The NAB reported quarterly cash earnings of $1.4 billion, but warned of subdued credit growth in all of its key markets.
That warning confirmed similar comments from other banks, such as the CBA in the past month and from banking analysts and the Reserve Bank.
The NAB said it saw revenue growth for the three months to June continued in each of the personal and business banking units as well as New Zealand, but this was offset by a drop in revenue from NAB’s wholesale banking arm, with big businesses holding off investment plans.
The latest result was up from the $1.1 billion recorded in the June quarter last year and compares to a first half (March 30) profit of $2.7 billion.
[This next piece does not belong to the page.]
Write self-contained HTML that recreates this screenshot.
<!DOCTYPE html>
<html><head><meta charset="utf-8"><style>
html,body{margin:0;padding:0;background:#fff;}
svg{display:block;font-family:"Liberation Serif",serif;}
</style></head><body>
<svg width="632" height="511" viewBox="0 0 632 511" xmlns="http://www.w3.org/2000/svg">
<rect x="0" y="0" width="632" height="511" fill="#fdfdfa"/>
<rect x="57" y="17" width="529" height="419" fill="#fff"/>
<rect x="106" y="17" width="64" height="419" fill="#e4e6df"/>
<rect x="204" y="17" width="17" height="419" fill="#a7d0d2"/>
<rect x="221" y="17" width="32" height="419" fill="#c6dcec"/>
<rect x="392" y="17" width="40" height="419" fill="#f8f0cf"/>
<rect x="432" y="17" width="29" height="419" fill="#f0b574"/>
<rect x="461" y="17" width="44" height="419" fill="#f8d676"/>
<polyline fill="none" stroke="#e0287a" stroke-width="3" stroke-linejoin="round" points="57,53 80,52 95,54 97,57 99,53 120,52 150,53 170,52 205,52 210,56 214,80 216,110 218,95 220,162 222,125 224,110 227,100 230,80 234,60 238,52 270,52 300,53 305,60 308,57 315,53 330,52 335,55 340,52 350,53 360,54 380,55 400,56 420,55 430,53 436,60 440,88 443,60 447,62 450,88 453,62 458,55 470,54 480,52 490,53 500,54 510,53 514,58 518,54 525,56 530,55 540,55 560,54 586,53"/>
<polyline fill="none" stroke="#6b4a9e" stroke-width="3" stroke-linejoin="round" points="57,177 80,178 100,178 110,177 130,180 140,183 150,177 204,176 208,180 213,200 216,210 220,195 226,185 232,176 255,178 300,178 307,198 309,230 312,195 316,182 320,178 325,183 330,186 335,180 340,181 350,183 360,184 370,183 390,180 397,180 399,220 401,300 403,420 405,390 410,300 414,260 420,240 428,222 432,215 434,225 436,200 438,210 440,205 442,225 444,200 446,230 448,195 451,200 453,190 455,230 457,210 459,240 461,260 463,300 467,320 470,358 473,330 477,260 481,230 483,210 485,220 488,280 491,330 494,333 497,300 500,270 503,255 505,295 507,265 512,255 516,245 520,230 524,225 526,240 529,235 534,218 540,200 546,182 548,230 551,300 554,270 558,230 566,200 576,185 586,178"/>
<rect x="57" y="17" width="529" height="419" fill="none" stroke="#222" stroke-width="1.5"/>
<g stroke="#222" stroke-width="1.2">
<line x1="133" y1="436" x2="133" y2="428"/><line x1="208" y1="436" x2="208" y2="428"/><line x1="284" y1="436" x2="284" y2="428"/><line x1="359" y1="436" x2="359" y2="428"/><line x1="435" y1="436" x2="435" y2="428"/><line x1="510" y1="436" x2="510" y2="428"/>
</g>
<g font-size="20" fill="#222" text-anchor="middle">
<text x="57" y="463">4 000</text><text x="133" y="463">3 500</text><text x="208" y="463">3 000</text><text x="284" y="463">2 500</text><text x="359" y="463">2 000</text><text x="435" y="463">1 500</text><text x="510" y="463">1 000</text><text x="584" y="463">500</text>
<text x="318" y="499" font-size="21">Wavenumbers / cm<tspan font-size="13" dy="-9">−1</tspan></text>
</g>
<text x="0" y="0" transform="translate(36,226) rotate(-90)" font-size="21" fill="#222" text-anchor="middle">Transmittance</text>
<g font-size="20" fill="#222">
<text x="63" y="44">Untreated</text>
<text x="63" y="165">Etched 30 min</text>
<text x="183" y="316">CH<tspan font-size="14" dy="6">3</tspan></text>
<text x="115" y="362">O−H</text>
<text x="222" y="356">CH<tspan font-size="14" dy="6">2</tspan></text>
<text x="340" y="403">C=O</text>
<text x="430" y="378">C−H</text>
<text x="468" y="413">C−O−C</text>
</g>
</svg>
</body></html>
"This was achieved despite considerable challenges including Australia’s multi-speed economy, subdued credit growth and fragile consumer confidence in all the markets in which we operate," according to NAB chief executive Cameron Clyne in yesterday’s statement.
The bank said earnings were helped by tight cost control as well as a gradual decline in the charge for bad debts.
"Despite challenging operating conditions the Group continued to deliver earnings momentum from revenue growth, careful management of costs and a gradual decline in the charge for bad and doubtful debts.
"Revenue momentum reflected growth in Business and Personal Banking in Australia and New Zealand Banking, partially offset by lower revenue from Wholesale Banking due to subdued operating conditions."
And there was some benefit from NAB’s go it alone strategy in personal banking, especially home mortgages, where it has been discounting aggressively, and forcing the likes of the CBA to follow suit.
The NAB said it again grew market share in its personal banking business, but the bank said the pace of credit growth slowed while competition increased.
(The CBA slashed its fixed mortgage lending rates by up to 0.60%, and Westpac followed a few hours later.)
Despite a slowdown in the overall demand for business credit, NAB said its flagship business banking arm managed to grow lending volumes to small and mid-sized businesses while improving profit margins.
The pace of lending remained subdued in New Zealand, while NAB’s Clydesdale bank in Britain managed to edge out rivals in mortgage and business lending even in the face of depressed market there. NAB said credit quality in the UK was stable but "remains sensitive to economic conditions".
A feature of the NAB’s update was a lift in its net interest margin (NIM) to 2.32% from 2.23% in the six months to last March (a comparison wasn’t given with the third quarter of last year).
"Approximately half of this increase reflected the accounting treatment of Treasury activities.
The balance was a result of repricing through the March half year and some pricing and funding cost changes in the quarter," NAB said.
Bendigo Bank said it improved its NIM to 2.17% from 2.12%.